*Supplied data*.
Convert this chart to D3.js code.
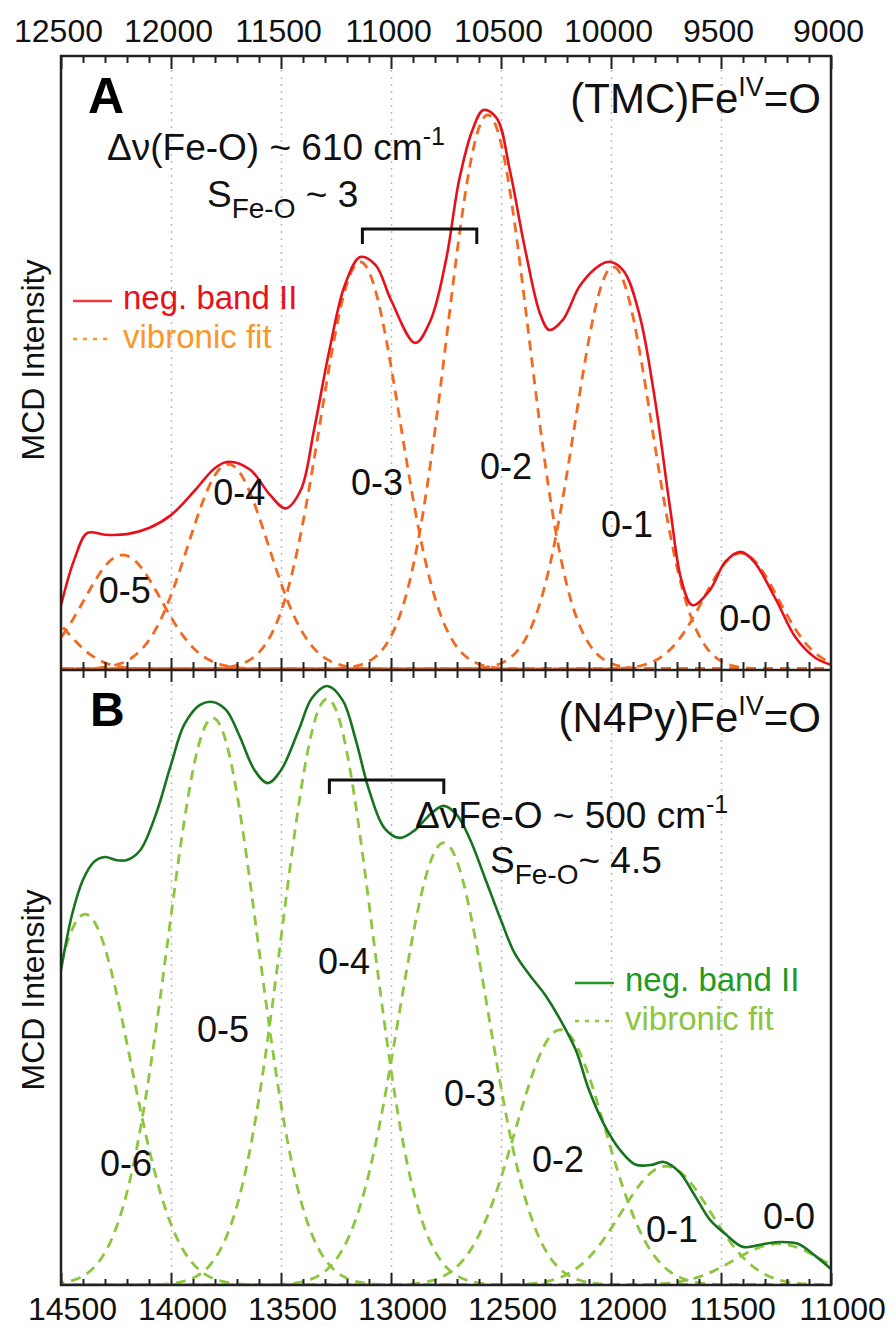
<!DOCTYPE html>
<html lang="en">
<head>
<meta charset="utf-8">
<title>MCD band II vibronic fits</title>
<style>
  body { margin: 0; background: #fff; }
  svg { display: block; font-family: "Liberation Sans", Arial, sans-serif; }
  .grid line { stroke: #bdbdbd; stroke-width: 1.5; stroke-dasharray: 2,5; }
  .grid path, .ticks path { display: none; }
  .ticks line { stroke: #222; stroke-width: 2; }
  .ticks text { font-size: 32px; fill: #111; font-family: "Liberation Sans", Arial, sans-serif; }
  .frame { fill: none; stroke: #222; stroke-width: 2.5; }
  .peak { font-size: 36px; fill: #111; text-anchor: middle; }
  .note { font-size: 37px; fill: #111; }
  .ylab { font-size: 32px; fill: #111; text-anchor: middle; }
  .legend { font-size: 33px; }
</style>
<script src="https://cdn.jsdelivr.net/npm/d3@7"></script>
</head>
<body>
<div id="chart"></div>
<script>

// ---- panel A : (TMC)Fe(IV)=O, negative band II ----
var aWavenumber = [12500, 12440, 12380, 12300, 12200, 12100, 12000, 11890, 11800, 11740,
                   11640, 11550, 11480, 11410, 11350, 11280, 11210, 11140, 11070, 11000,
                   10890, 10820, 10750, 10690, 10630, 10580, 10520, 10460, 10390, 10320,
                   10280, 10220, 10140, 10050, 10000, 9940, 9870, 9800, 9730, 9680,
                   9630, 9550, 9480, 9410, 9350, 9250, 9160, 9070, 9000];
var aBand = [10.4, 17.8, 22.2, 21.9, 22.0, 23.0, 25.1, 29.2, 32.8, 33.8,
             32.5, 28.4, 26.2, 29.2, 39.0, 52.0, 62.6, 67.2, 65.9, 60.2,
             53.2, 56.9, 66.7, 79.8, 87.9, 91.2, 89.9, 81.4, 68.4, 57.7,
             55.3, 56.9, 62.6, 65.9, 66.4, 64.8, 57.7, 43.9, 25.9, 14.5,
             10.4, 12.9, 17.5, 19.1, 17.5, 11.3, 5.1, 1.8, 0.7];

// vibronic fit components (gaussian centre, height, width in cm-1)
var aFitName   = ['0-6', '0-5', '0-4', '0-3', '0-2', '0-1', '0-0'];
var aFitCenter = [12620, 12220, 11740, 11140, 10560, 9990, 9410];
var aFitHeight = [9.8, 18.6, 33.4, 66.4, 90.4, 65.6, 18.9];
var aFitWidth  = [150, 175, 182, 182, 185, 175, 170];
var aLabels    = ['0-5', '0-4', '0-3', '0-2', '0-1', '0-0'];
var aTicks     = [12500, 12000, 11500, 11000, 10500, 10000, 9500, 9000];

// ---- panel B : (N4Py)Fe(IV)=O ----
var bWavenumber = [14500, 14450, 14400, 14350, 14300, 14250, 14200, 14140, 14070, 14000,
                   13940, 13870, 13810, 13750, 13690, 13620, 13560, 13500, 13420, 13360,
                   13290, 13220, 13160, 13100, 13030, 12960, 12890, 12820, 12760, 12700,
                   12640, 12570, 12500, 12440, 12370, 12300, 12230, 12160, 12100, 12030,
                   11960, 11890, 11820, 11760, 11690, 11620, 11550, 11480, 11400, 11300,
                   11230, 11150, 11070, 11000];
var bBand = [51.2, 60.2, 65.9, 68.8, 69.6, 69.1, 69.1, 70.7, 76.4, 84.6,
             91.1, 94.3, 94.8, 93.5, 89.4, 83.7, 81.6, 83.7, 90.2, 95.4,
             97.4, 95.1, 88.6, 80.5, 74.3, 72.7, 74.0, 76.6, 77.9, 76.4,
             72.4, 65.9, 59.3, 54.1, 50.4, 47.2, 43.1, 38.2, 31.7, 26.0,
             22.0, 19.6, 19.5, 20.0, 18.4, 14.6, 10.6, 8.3, 6.2, 6.7,
             7.0, 6.7, 4.7, 2.6];

var bFitName   = ['0-6', '0-5', '0-4', '0-3', '0-2', '0-1', '0-0'];
var bFitCenter = [14390, 13810, 13290, 12760, 12230, 11750, 11240];
var bFitHeight = [60.3, 92.2, 95.3, 71.9, 41.5, 19.3, 6.7];
var bFitWidth  = [205, 205, 205, 205, 205, 205, 200];
var bLabels    = ['0-6', '0-5', '0-4', '0-3', '0-2', '0-1', '0-0'];
var bTicks     = [14500, 14000, 13500, 13000, 12500, 12000, 11500, 11000];

// bracket ends (progression spacing marks)
var aBracket = [11130, 10610];
var bBracket = [13280, 12760];

// ---- layout ----
var W = 894, H = 1326;
var plotLeft = 61, plotRight = 831, plotTop = 56, plotMid = 670, plotBottom = 1285;

var svg = d3.select('#chart').append('svg')
    .attr('width', W)
    .attr('height', H);

var xA = d3.scaleLinear().domain([12500, 9000]).range([plotLeft, plotRight]);
var xB = d3.scaleLinear().domain([14500, 11000]).range([plotLeft, plotRight]);
var yA = d3.scaleLinear().domain([0, 100]).range([669, plotTop]);
var yB = d3.scaleLinear().domain([0, 100]).range([plotBottom, plotMid]);

// label anchor spots in data units [wavenumber, intensity]
var aLabelSpot = [[12210, 10.8], [11690, 26.8], [11064, 28.4], [10477, 31.0], [9927, 21.5], [9390, 6.2]];
var bLabelSpot = [[14205, 17.7], [13764, 39.5], [13214, 50.6], [12641, 29.1], [12241, 18.4], [11723, 7.0], [11191, 9.1]];

var defs = svg.append('defs');
defs.append('clipPath').attr('id', 'clipA').append('rect')
    .attr('x', plotLeft).attr('y', plotTop).attr('width', plotRight - plotLeft).attr('height', plotMid - plotTop);
defs.append('clipPath').attr('id', 'clipB').append('rect')
    .attr('x', plotLeft).attr('y', plotMid).attr('width', plotRight - plotLeft).attr('height', plotBottom - plotMid);

function minorTicks(majors) {
    var lo = d3.min(majors), hi = d3.max(majors);
    return d3.range(lo, hi + 1, 100).filter(function(v) { return v % 500 !== 0; });
}

// gridlines
function grid(x, ticks, y0, y1) {
    svg.append('g')
        .attr('class', 'grid')
        .attr('transform', 'translate(0,' + y0 + ')')
        .call(d3.axisBottom(x).tickValues(ticks.slice(1, -1)).tickSize(y1 - y0).tickFormat(''));
}
grid(xA, aTicks, plotTop, plotMid);
grid(xB, bTicks, plotMid, plotBottom);

// gaussian components of the vibronic fit
function component(x, c, h, w) {
    var d = x.domain();
    return d3.range(d[1] - 200, d[0] + 200, 5).map(function(v) {
        return [v, h * Math.exp(-(v - c) * (v - c) / (2 * w * w))];
    });
}

function drawFits(x, y, centers, heights, widths, color, clip) {
    var line = d3.line()
        .x(function(d) { return x(d[0]); })
        .y(function(d) { return y(d[1]); });
    svg.append('g').attr('clip-path', 'url(#' + clip + ')')
        .selectAll('path')
        .data(centers)
        .enter()
        .append('path')
        .attr('d', function(c, i) { return line(component(x, c, heights[i], widths[i])); })
        .attr('fill', 'none')
        .attr('stroke', color)
        .attr('stroke-width', 2.8)
        .attr('stroke-dasharray', '10,7');
}
drawFits(xA, yA, aFitCenter, aFitHeight, aFitWidth, '#f26a21', 'clipA');
drawFits(xB, yB, bFitCenter, bFitHeight, bFitWidth, '#8cc63e', 'clipB');

// measured bands
function drawBand(x, y, xs, ys, color, clip) {
    var line = d3.line()
        .x(function(d, i) { return x(xs[i]); })
        .y(function(d) { return y(d); })
        .curve(d3.curveCatmullRom.alpha(0.5));
    svg.append('path')
        .attr('clip-path', 'url(#' + clip + ')')
        .attr('d', line(ys))
        .attr('fill', 'none')
        .attr('stroke', color)
        .attr('stroke-width', 2.6);
}
drawBand(xA, yA, aWavenumber, aBand, '#e8101a', 'clipA');
drawBand(xB, yB, bWavenumber, bBand, '#17731f', 'clipB');

// frame and divider
svg.append('rect').attr('class', 'frame')
    .attr('x', plotLeft).attr('y', plotTop).attr('width', plotRight - plotLeft).attr('height', plotBottom - plotTop);
svg.append('line')
    .attr('x1', plotLeft).attr('x2', plotRight).attr('y1', plotMid).attr('y2', plotMid)
    .attr('stroke', '#222').attr('stroke-width', 2.5);

// top axis (panel A)
var topAxis = svg.append('g').attr('class', 'ticks').attr('transform', 'translate(0,' + plotTop + ')')
    .call(d3.axisTop(xA).tickValues(aTicks).tickSizeInner(-13).tickSizeOuter(0).tickPadding(14).tickFormat(d3.format('d')));
topAxis.selectAll('text').attr('x', -3);
svg.append('g').attr('class', 'ticks').attr('transform', 'translate(0,' + plotTop + ')')
    .call(d3.axisTop(xA).tickValues(minorTicks(aTicks)).tickSizeInner(-7).tickSizeOuter(0).tickFormat(''));

// ticks across the divider
svg.append('g').attr('class', 'ticks').attr('transform', 'translate(0,' + (plotMid - 12) + ')')
    .call(d3.axisBottom(xA).tickValues(aTicks.slice(1, -1)).tickSize(24).tickFormat(''));
svg.append('g').attr('class', 'ticks').attr('transform', 'translate(0,' + (plotMid - 8) + ')')
    .call(d3.axisBottom(xA).tickValues(minorTicks(aTicks)).tickSize(16).tickFormat(''));

// bottom axis (panel B)
var botAxis = svg.append('g').attr('class', 'ticks').attr('transform', 'translate(0,' + plotBottom + ')')
    .call(d3.axisBottom(xB).tickValues(bTicks).tickSizeInner(-12).tickSizeOuter(0).tickPadding(12).tickFormat(d3.format('d')));
botAxis.selectAll('text').attr('x', 11);
svg.append('g').attr('class', 'ticks').attr('transform', 'translate(0,' + plotBottom + ')')
    .call(d3.axisBottom(xB).tickValues(minorTicks(bTicks)).tickSizeInner(-6).tickSizeOuter(0).tickFormat(''));

// y labels
svg.append('text').attr('class', 'ylab')
    .attr('transform', 'translate(44,360) rotate(-90)').text('MCD Intensity');
svg.append('text').attr('class', 'ylab')
    .attr('transform', 'translate(44,990) rotate(-90)').text('MCD Intensity');

// peak labels
function peakLabels(x, y, names, spots) {
    svg.append('g').selectAll('text')
        .data(names)
        .enter()
        .append('text')
        .attr('class', 'peak')
        .attr('x', function(d, i) { return x(spots[i][0]); })
        .attr('y', function(d, i) { return y(spots[i][1]); })
        .text(function(d) { return d; });
}
peakLabels(xA, yA, aLabels, aLabelSpot);
peakLabels(xB, yB, bLabels, bLabelSpot);

// brackets
function bracket(x, ends, yy, drop) {
    svg.append('path')
        .attr('d', 'M' + x(ends[0]) + ',' + (yy + drop) + 'V' + yy + 'H' + x(ends[1]) + 'V' + (yy + drop))
        .attr('fill', 'none')
        .attr('stroke', '#111')
        .attr('stroke-width', 3);
}
bracket(xA, aBracket, 229, 15);
bracket(xB, bBracket, 780, 14);

// panel letters and compound names
svg.append('text').attr('x', 88).attr('y', 113)
    .style('font-size', '50px').style('font-weight', 'bold').text('A');
svg.append('text').attr('x', 90).attr('y', 726)
    .style('font-size', '48px').style('font-weight', 'bold').text('B');

function compound(name, yy) {
    var t = svg.append('text').attr('x', 821).attr('y', yy)
        .attr('text-anchor', 'end').style('font-size', '42px').attr('fill', '#111');
    t.append('tspan').text(name);
    t.append('tspan').attr('dy', -17).style('font-size', '27px').text('IV');
    t.append('tspan').attr('dy', 17).text('=O');
}
compound('(TMC)Fe', 113);
compound('(N4Py)Fe', 732);

// spacing / Huang-Rhys notes
function note(xx, yy, head, num) {
    var t = svg.append('text').attr('class', 'note').attr('x', xx).attr('y', yy);
    t.append('tspan').text(head + num + ' cm');
    t.append('tspan').attr('dy', -15).style('font-size', '25px').text('-1');
}
function huang(xx, yy, gap, val) {
    var t = svg.append('text').attr('class', 'note').attr('x', xx).attr('y', yy);
    t.append('tspan').text('S');
    t.append('tspan').attr('dy', 11).style('font-size', '28px').text('Fe-O');
    t.append('tspan').attr('dy', -11).text(gap + '~ ' + val);
}
note(107, 160, '\u0394\u03bd(Fe-O) ~ ', '610');
huang(207, 207, ' ', '3');
note(415, 828, '\u0394\u03bdFe-O ~ ', '500');
huang(490, 873, '', '4.5');

// legends
function legend(xx, yy, solidColor, textColor, fitColor) {
    svg.append('line').attr('x1', xx).attr('x2', xx + 39).attr('y1', yy - 8).attr('y2', yy - 8)
        .attr('stroke', solidColor).attr('stroke-width', 2.5);
    svg.append('text').attr('class', 'legend').attr('x', xx + 50).attr('y', yy)
        .attr('fill', textColor).text('neg. band II');
    svg.append('line').attr('x1', xx).attr('x2', xx + 39).attr('y1', yy + 30).attr('y2', yy + 30)
        .attr('stroke', fitColor).attr('stroke-width', 2.5).attr('stroke-dasharray', '4,6');
    svg.append('text').attr('class', 'legend').attr('x', xx + 50).attr('y', yy + 39)
        .attr('fill', fitColor).text('vibronic fit');
}
legend(73, 309, '#f0383e', '#e8101a', '#f7982a');
legend(575, 991, '#229a22', '#229a22', '#8cc63e');

</script>
</body>
</html>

*Required task*.
From the first line above through the line containing "10.4, 12.9, 17.5, 19.1, 17.5, 11.3, 5.1, 1.8, 0.7];", copy everything exactly, without the pictures.

*Output for this task*.
Convert this chart to D3.js code.
<!DOCTYPE html>
<html lang="en">
<head>
<meta charset="utf-8">
<title>MCD band II vibronic fits</title>
<style>
  body { margin: 0; background: #fff; }
  svg { display: block; font-family: "Liberation Sans", Arial, sans-serif; }
  .grid line { stroke: #bdbdbd; stroke-width: 1.5; stroke-dasharray: 2,5; }
  .grid path, .ticks path { display: none; }
  .ticks line { stroke: #222; stroke-width: 2; }
  .ticks text { font-size: 32px; fill: #111; font-family: "Liberation Sans", Arial, sans-serif; }
  .frame { fill: none; stroke: #222; stroke-width: 2.5; }
  .peak { font-size: 36px; fill: #111; text-anchor: middle; }
  .note { font-size: 37px; fill: #111; }
  .ylab { font-size: 32px; fill: #111; text-anchor: middle; }
  .legend { font-size: 33px; }
</style>
<script src="https://cdn.jsdelivr.net/npm/d3@7"></script>
</head>
<body>
<div id="chart"></div>
<script>

// ---- panel A : (TMC)Fe(IV)=O, negative band II ----
var aWavenumber = [12500, 12440, 12380, 12300, 12200, 12100, 12000, 11890, 11800, 11740,
                   11640, 11550, 11480, 11410, 11350, 11280, 11210, 11140, 11070, 11000,
                   10890, 10820, 10750, 10690, 10630, 10580, 10520, 10460, 10390, 10320,
                   10280, 10220, 10140, 10050, 10000, 9940, 9870, 9800, 9730, 9680,
                   9630, 9550, 9480, 9410, 9350, 9250, 9160, 9070, 9000];
var aBand = [10.4, 17.8, 22.2, 21.9, 22.0, 23.0, 25.1, 29.2, 32.8, 33.8,
             32.5, 28.4, 26.2, 29.2, 39.0, 52.0, 62.6, 67.2, 65.9, 60.2,
             53.2, 56.9, 66.7, 79.8, 87.9, 91.2, 89.9, 81.4, 68.4, 57.7,
             55.3, 56.9, 62.6, 65.9, 66.4, 64.8, 57.7, 43.9, 25.9, 14.5,
             10.4, 12.9, 17.5, 19.1, 17.5, 11.3, 5.1, 1.8, 0.7];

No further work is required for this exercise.